Job: Give the listing again character for character, but drop the images.

═════ Data excerpt

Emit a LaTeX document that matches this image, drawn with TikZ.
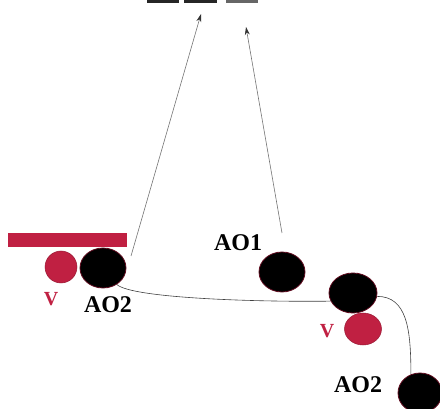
\documentclass[tikz,border=0pt]{standalone}
\usepackage{fontspec}
\setmainfont{Liberation Serif}
\usepackage{xcolor}
\usetikzlibrary{shapes,arrows.meta,positioning,calc}

\definecolor{wine}{RGB}{192,32,66}
\definecolor{rim}{RGB}{95,10,30}

\tikzset{
    ball/.style={ellipse, fill=black, draw=rim, line width=0.8pt, inner sep=0pt,
        minimum width=46pt, minimum height=40pt},
    vball/.style={ellipse, fill=wine, draw=wine!80!black, line width=0.5pt, inner sep=0pt,
        minimum width=#1, minimum height=32pt},
    aolabel/.style={font=\fontsize{24}{26}\selectfont\bfseries, text=black},
    vlabel/.style={font=\fontsize{20}{22}\selectfont\bfseries, text=wine},
    wire/.style={draw=black!75, line width=0.6pt},
    ray/.style={draw=black!55, line width=0.6pt, -{Stealth[length=8pt,width=5pt,color=black!80]}},
}

\begin{document}
\begin{tikzpicture}[x=1pt, y=-1pt]
    \useasboundingbox (0,0) rectangle (440,409);

    % Bars on top
    \fill[black!85] (147,-1) rectangle (179,3.5);
    \fill[black!85] (184,-1) rectangle (217,3.5);
    \fill[black!60] (226,-1) rectangle (258,3.5);

    % Left group
    \fill[wine] (8,233) rectangle (127,247);
    \node[vball=32pt] (vA) at (61,267) {};
    \node[ball] (aoB) at (103,268) {};
    \node[vlabel] (vlA) at (51,299) {V};
    \node[aolabel] (aoBlab) at (108,305) {AO2};

    % Middle
    \node[ball] (aoA) at (282,272) {};
    \node[aolabel] (aoAlab) at (238,243) {AO1};

    % Right group
    \node[vball=37pt] (vB) at (363,329) {};
    \node[ball, minimum width=48pt] (aoC) at (353,293) {};
    \node[vlabel] (vlB) at (327,331) {V};
    \node[ball, minimum width=44pt] (aoD) at (420,393) {};
    \node[aolabel] (aoDlab) at (358,385) {AO2};

    % Chain
    \draw[wire] (aoB.-50) .. controls +(15,14) and +(-70,1) .. (aoC.200);
    \draw[wire] (aoC.-8) .. controls +(30,0) and +(0,-45) .. (aoD.116);

    % Rays to the top
    \coordinate (s1) at (131,256);
    \coordinate (t1) at (201,14);
    \coordinate (s2) at (282,233);
    \coordinate (t2) at (246,27);
    \draw[ray] (s1) -- (t1);
    \draw[ray] (s2) -- (t2);
\end{tikzpicture}
\end{document}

══════════

Exercise response:
Emit a LaTeX document that matches this image, drawn with TikZ.
\documentclass[tikz,border=0pt]{standalone}
\usepackage{fontspec}
\setmainfont{Liberation Serif}
\usepackage{xcolor}
\usetikzlibrary{shapes,arrows.meta,positioning,calc}

\definecolor{wine}{RGB}{192,32,66}
\definecolor{rim}{RGB}{95,10,30}

\tikzset{
    ball/.style={ellipse, fill=black, draw=rim, line width=0.8pt, inner sep=0pt,
        minimum width=46pt, minimum height=40pt},
    vball/.style={ellipse, fill=wine, draw=wine!80!black, line width=0.5pt, inner sep=0pt,
        minimum width=#1, minimum height=32pt},
    aolabel/.style={font=\fontsize{24}{26}\selectfont\bfseries, text=black},
    vlabel/.style={font=\fontsize{20}{22}\selectfont\bfseries, text=wine},
    wire/.style={draw=black!75, line width=0.6pt},
    ray/.style={draw=black!55, line width=0.6pt, -{Stealth[length=8pt,width=5pt,color=black!80]}},
}

\begin{document}
\begin{tikzpicture}[x=1pt, y=-1pt]
    \useasboundingbox (0,0) rectangle (440,409);

    % Bars on top
    \fill[black!85] (147,-1) rectangle (179,3.5);
    \fill[black!85] (184,-1) rectangle (217,3.5);
    \fill[black!60] (226,-1) rectangle (258,3.5);

    % Left group
    \fill[wine] (8,233) rectangle (127,247);
    \node[vball=32pt] (vA) at (61,267) {};
    \node[ball] (aoB) at (103,268) {};
    \node[vlabel] (vlA) at (51,299) {V};
    \node[aolabel] (aoBlab) at (108,305) {AO2};

    % Middle
    \node[ball] (aoA) at (282,272) {};
    \node[aolabel] (aoAlab) at (238,243) {AO1};

    % Right group
    \node[vball=37pt] (vB) at (363,329) {};
    \node[ball, minimum width=48pt] (aoC) at (353,293) {};
    \node[vlabel] (vlB) at (327,331) {V};
    \node[ball, minimum width=44pt] (aoD) at (420,393) {};
    \node[aolabel] (aoDlab) at (358,385) {AO2};

    % Chain
    \draw[wire] (aoB.-50) .. controls +(15,14) and +(-70,1) .. (aoC.200);
    \draw[wire] (aoC.-8) .. controls +(30,0) and +(0,-45) .. (aoD.116);

    % Rays to the top
    \coordinate (s1) at (131,256);
    \coordinate (t1) at (201,14);
    \coordinate (s2) at (282,233);
    \coordinate (t2) at (246,27);
    \draw[ray] (s1) -- (t1);
    \draw[ray] (s2) -- (t2);
\end{tikzpicture}
\end{document}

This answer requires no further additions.